Another Pill Bites the Dust

When my daily meds included folic acid at the start of my chemotherapy, I remember the conversation around it so clearly that it could have been yesterday, though it was nearly 20 years ago. I asked a nurse why I was taking it. Though I don’t remember her exact words, they were something to the effect of it helping to build healthy cells, and I would be on it for the rest of my life. I was struck by the fact that she seemed so certain that I would even have a life.

Do I need this pill?

At that point, soon after my AML diagnosis, I wasn’t sure myself. Now I’m not sure I even need it anymore, because I eat a lot of green leafy vegetables, but nobody has told me to stop. And I have gotten kind of attached to the small yellow pill.

Getting off of prednisone has caused a reevaluation of my meds and a cascade of unexpected questions. Six months after stopping prednisone, I am dropping two other meds that I was taking because of it, and that has caused me to look at the whole picture in a way that I didn’t expect to.

I know I no longer need the two others –– Bactrim and Valtrex –– but I have been taking them so long (13 years, same as the prednisone, started after my fourth stem cell transplant) that I am both glad to see them go and afraid of rocking the boat.

Now, this is going to seem odd, and maybe unrelated, but then again, maybe you will understand. When I moved into my house some 35 years ago, I noticed what I thought was an old necklace on a nail way in the back of a closet. Being Jewish, I needed someone to tell me that it was a rosary.

A little superstitious

I have no idea how long it was hanging in there. Maybe the previous owners put it there, or maybe it had been hanging in there since the house’s inception in 1848. But whenever it got there, I was not going to remove it. I didn’t want to bring on the evil eye.

It is with some of the same superstition that I am reluctant to drop the extra pills. But as with all pills, I’m sure they have side effects, so, out of the pillbox they went.

Nobody told me to drop one at a time. My instructions were just to stop six months after stopping prednisone. That was early June. I stopped the Bactrim first, just because. Since prednisone suppresses your immune system, I was taking both prophylactically, to head off diseases that could sneak in.

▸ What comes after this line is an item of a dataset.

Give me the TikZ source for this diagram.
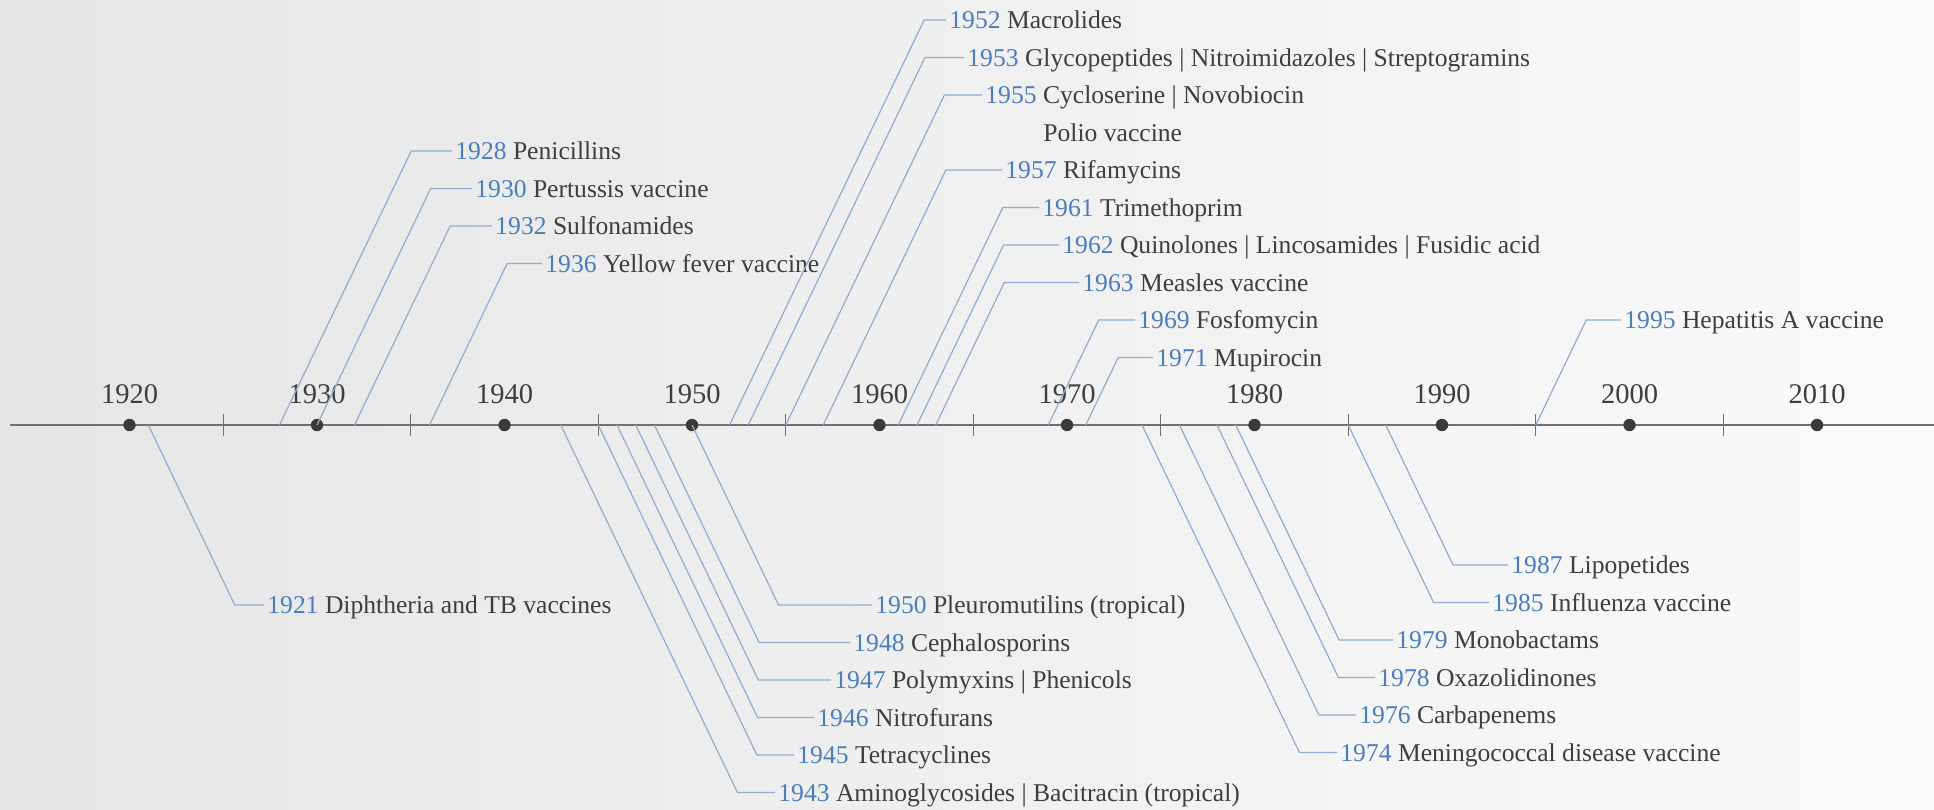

Bactrim (sulfamethoxazole/trimethoprim) is an antibacterial. I was taking it to prevent what my doctor called “a bad pneumonia.” That’s Pneumocystis pneumonia (PCP). Valtrex (valacyclovir) is an antiviral. I was taking it to prevent viruses such as cytomegalovirus (CMV) and other herpes viruses, which I seemed to get anyway. When I got them, I had to increase the dose.2

How the pills interact with vaccines

A hot topic among my friends was when each one was getting the shingles vaccine. I felt kind of left out (a joke, sort of), because, due to being on an antiviral already, I wasn’t going to take it. The pharmacist said to come in to get the shingles vaccine when I stopped the Valtrex. I asked my nurse practitioner how long after stopping it I should get the shingles vaccine. She said to wait two weeks. Being a somewhat literal (possibly overly so) person, I asked if she meant exactly two weeks.

If I stopped the Valtrex and waited MORE than two weeks, would I get shingles? My boyfriend told me how much the shot hurt. Two weeks would place me on vacation with my kids, and I didn’t want to have an achy arm. I wrote my nurse practitioner and asked if it could be more than two weeks. I figured it would be OK, and the idea was just to get one anti-viral out of my system before starting another. She confirmed what I thought.

She also said she thought I wouldn’t have any problems. I wrote her back that the person talking about the pain hadn’t had a bone marrow biopsy. Another plus to having that painful procedure: the pain of a shot is nothing. Now I just have to get over my superstition about rocking the boat. Those two pills are NOT keeping me alive, and I don’t need them. I am not, however, going to remove the rosary from the closet.